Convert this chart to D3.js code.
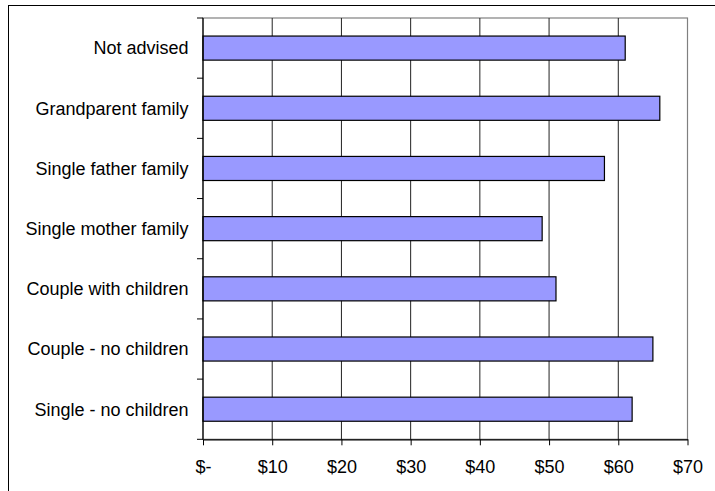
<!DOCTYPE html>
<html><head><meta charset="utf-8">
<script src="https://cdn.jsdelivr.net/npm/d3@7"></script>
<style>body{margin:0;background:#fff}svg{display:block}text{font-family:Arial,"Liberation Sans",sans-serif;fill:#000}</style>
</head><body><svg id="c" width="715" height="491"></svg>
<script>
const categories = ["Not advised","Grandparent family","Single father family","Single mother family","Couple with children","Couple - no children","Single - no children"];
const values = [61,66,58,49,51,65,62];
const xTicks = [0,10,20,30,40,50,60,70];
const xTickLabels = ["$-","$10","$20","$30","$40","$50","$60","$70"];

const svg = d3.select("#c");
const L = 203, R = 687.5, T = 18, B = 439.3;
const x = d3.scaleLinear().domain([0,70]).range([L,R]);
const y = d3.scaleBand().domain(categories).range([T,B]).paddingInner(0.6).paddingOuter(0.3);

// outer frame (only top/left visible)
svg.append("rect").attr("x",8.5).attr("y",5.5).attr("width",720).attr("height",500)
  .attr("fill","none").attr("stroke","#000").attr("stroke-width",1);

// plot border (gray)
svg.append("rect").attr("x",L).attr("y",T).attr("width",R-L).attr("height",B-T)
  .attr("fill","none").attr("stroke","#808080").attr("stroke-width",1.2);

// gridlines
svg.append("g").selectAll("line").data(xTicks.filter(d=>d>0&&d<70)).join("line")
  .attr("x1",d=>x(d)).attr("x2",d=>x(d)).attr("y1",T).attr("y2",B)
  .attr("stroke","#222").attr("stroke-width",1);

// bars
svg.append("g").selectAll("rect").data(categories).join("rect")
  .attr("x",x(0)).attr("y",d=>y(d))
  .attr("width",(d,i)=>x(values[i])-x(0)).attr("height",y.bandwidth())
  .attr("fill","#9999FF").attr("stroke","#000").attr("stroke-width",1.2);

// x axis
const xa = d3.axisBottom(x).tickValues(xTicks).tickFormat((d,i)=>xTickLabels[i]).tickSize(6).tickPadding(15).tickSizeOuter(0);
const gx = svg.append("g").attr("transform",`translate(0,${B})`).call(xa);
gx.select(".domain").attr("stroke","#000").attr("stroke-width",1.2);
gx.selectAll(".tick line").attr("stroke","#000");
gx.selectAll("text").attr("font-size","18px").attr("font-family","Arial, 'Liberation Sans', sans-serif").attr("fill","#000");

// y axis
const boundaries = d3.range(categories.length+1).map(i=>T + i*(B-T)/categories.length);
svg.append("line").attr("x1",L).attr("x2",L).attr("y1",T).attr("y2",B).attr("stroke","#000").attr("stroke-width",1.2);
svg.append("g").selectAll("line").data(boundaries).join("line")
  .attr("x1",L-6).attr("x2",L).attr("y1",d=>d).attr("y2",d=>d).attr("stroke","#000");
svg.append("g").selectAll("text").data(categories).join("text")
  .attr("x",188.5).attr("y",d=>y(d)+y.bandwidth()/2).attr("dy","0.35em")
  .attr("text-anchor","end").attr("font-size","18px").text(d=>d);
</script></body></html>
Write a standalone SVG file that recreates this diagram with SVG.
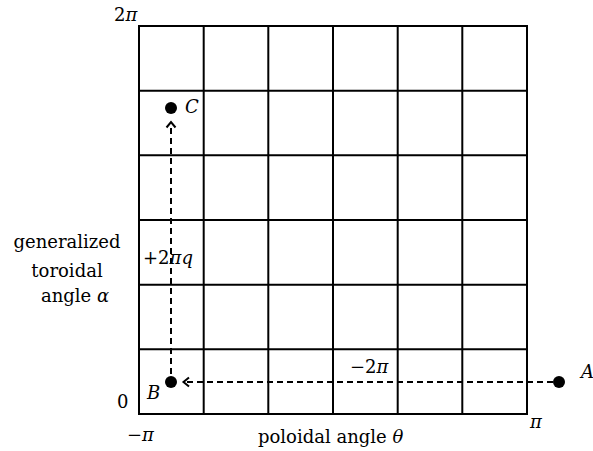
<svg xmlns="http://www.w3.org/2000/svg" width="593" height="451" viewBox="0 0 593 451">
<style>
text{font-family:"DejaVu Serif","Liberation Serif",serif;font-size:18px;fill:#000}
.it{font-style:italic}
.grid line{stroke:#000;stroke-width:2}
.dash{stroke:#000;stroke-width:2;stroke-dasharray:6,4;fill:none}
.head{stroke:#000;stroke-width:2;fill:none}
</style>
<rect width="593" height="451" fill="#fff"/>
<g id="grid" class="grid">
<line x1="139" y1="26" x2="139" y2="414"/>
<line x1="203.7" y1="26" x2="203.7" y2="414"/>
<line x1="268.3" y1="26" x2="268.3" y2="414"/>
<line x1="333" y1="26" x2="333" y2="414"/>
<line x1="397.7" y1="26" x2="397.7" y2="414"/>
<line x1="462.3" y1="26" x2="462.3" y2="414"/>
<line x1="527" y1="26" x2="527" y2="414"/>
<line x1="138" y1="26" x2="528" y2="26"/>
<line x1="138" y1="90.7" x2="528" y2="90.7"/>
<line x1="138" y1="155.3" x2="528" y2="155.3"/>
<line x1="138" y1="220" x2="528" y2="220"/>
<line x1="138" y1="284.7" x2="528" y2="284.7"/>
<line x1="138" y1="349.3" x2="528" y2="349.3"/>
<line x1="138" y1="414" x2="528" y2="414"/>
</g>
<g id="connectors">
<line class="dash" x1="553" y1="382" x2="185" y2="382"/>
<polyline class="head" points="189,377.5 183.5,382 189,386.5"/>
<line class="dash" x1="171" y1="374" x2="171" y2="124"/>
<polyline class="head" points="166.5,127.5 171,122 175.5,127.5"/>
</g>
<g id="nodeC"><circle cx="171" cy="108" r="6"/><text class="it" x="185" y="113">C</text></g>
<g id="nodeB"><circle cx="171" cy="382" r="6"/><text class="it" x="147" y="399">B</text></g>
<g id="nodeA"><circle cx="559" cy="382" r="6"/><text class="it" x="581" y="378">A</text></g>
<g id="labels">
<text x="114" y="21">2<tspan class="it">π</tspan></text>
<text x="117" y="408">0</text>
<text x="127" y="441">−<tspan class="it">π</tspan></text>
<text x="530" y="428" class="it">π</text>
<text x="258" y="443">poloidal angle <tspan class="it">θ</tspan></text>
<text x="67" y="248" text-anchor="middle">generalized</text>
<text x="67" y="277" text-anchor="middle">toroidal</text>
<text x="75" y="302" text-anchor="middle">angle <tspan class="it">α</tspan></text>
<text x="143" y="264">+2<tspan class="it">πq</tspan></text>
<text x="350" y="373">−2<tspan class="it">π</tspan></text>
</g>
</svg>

------------------------------------------------

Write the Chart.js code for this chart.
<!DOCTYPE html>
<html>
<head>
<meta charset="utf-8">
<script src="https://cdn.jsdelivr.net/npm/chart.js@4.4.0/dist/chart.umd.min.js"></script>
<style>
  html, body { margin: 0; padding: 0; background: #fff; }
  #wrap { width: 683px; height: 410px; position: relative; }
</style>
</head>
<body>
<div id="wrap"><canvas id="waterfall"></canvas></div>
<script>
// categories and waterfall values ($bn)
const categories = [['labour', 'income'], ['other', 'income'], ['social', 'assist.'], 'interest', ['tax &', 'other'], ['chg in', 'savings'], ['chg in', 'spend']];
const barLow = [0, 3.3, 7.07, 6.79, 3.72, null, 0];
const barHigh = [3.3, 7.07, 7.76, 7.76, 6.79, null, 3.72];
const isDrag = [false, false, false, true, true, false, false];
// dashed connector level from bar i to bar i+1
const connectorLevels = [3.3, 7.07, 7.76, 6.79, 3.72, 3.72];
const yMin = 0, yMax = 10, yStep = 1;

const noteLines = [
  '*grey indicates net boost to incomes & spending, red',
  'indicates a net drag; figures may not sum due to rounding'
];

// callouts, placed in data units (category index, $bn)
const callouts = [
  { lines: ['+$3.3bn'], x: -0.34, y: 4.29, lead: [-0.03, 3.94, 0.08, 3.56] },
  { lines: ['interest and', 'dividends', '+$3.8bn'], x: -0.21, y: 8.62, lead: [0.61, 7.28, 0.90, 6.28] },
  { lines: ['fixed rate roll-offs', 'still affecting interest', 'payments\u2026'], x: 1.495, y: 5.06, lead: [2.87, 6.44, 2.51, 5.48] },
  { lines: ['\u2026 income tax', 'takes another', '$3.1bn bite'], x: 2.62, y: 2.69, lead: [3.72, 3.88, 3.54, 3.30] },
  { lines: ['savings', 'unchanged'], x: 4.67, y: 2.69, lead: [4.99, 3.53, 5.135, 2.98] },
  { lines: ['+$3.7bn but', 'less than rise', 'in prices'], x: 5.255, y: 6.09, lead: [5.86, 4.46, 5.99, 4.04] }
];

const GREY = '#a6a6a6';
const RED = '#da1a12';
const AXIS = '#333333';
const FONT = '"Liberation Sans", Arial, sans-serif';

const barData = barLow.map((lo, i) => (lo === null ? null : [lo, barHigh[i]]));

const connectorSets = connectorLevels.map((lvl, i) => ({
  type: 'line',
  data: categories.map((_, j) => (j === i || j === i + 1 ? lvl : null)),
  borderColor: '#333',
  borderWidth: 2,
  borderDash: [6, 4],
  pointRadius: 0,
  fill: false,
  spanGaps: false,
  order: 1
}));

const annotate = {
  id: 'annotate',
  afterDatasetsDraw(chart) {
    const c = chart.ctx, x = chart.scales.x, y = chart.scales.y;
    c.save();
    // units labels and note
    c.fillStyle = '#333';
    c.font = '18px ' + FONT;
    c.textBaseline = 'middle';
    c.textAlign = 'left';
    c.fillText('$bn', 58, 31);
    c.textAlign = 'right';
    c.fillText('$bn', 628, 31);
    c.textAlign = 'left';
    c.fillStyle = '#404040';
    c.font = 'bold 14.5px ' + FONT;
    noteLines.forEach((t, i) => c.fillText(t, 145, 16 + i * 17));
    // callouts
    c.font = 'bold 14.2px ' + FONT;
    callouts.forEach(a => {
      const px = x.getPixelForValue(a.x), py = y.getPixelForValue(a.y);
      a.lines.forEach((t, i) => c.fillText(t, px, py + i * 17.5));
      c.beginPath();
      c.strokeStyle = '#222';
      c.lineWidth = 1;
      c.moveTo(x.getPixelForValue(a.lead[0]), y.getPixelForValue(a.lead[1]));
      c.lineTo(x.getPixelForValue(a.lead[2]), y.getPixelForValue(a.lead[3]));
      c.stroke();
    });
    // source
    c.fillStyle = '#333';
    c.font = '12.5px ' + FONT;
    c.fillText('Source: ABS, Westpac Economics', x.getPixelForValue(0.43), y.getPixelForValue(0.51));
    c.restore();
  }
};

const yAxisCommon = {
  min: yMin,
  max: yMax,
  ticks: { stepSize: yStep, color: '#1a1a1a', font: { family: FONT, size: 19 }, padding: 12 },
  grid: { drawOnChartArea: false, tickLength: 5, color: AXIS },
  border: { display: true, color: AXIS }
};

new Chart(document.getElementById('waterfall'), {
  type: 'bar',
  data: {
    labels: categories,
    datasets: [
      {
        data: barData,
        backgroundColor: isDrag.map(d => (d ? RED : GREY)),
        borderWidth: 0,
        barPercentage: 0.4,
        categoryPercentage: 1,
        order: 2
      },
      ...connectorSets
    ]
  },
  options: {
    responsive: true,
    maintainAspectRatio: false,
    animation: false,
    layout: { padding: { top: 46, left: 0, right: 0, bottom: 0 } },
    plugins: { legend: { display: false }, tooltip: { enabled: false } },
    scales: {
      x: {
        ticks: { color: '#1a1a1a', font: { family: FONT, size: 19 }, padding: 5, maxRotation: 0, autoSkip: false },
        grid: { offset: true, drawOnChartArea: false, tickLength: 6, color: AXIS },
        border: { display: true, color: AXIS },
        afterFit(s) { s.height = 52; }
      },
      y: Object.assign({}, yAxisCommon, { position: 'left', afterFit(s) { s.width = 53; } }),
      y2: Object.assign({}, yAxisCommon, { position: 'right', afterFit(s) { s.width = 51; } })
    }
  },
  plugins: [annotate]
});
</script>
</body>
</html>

------------------------------------------------

» GIVEN REQUEST
How many lines of the data hold the string "code"? Reply with the number alone.

» TASK RESULT
2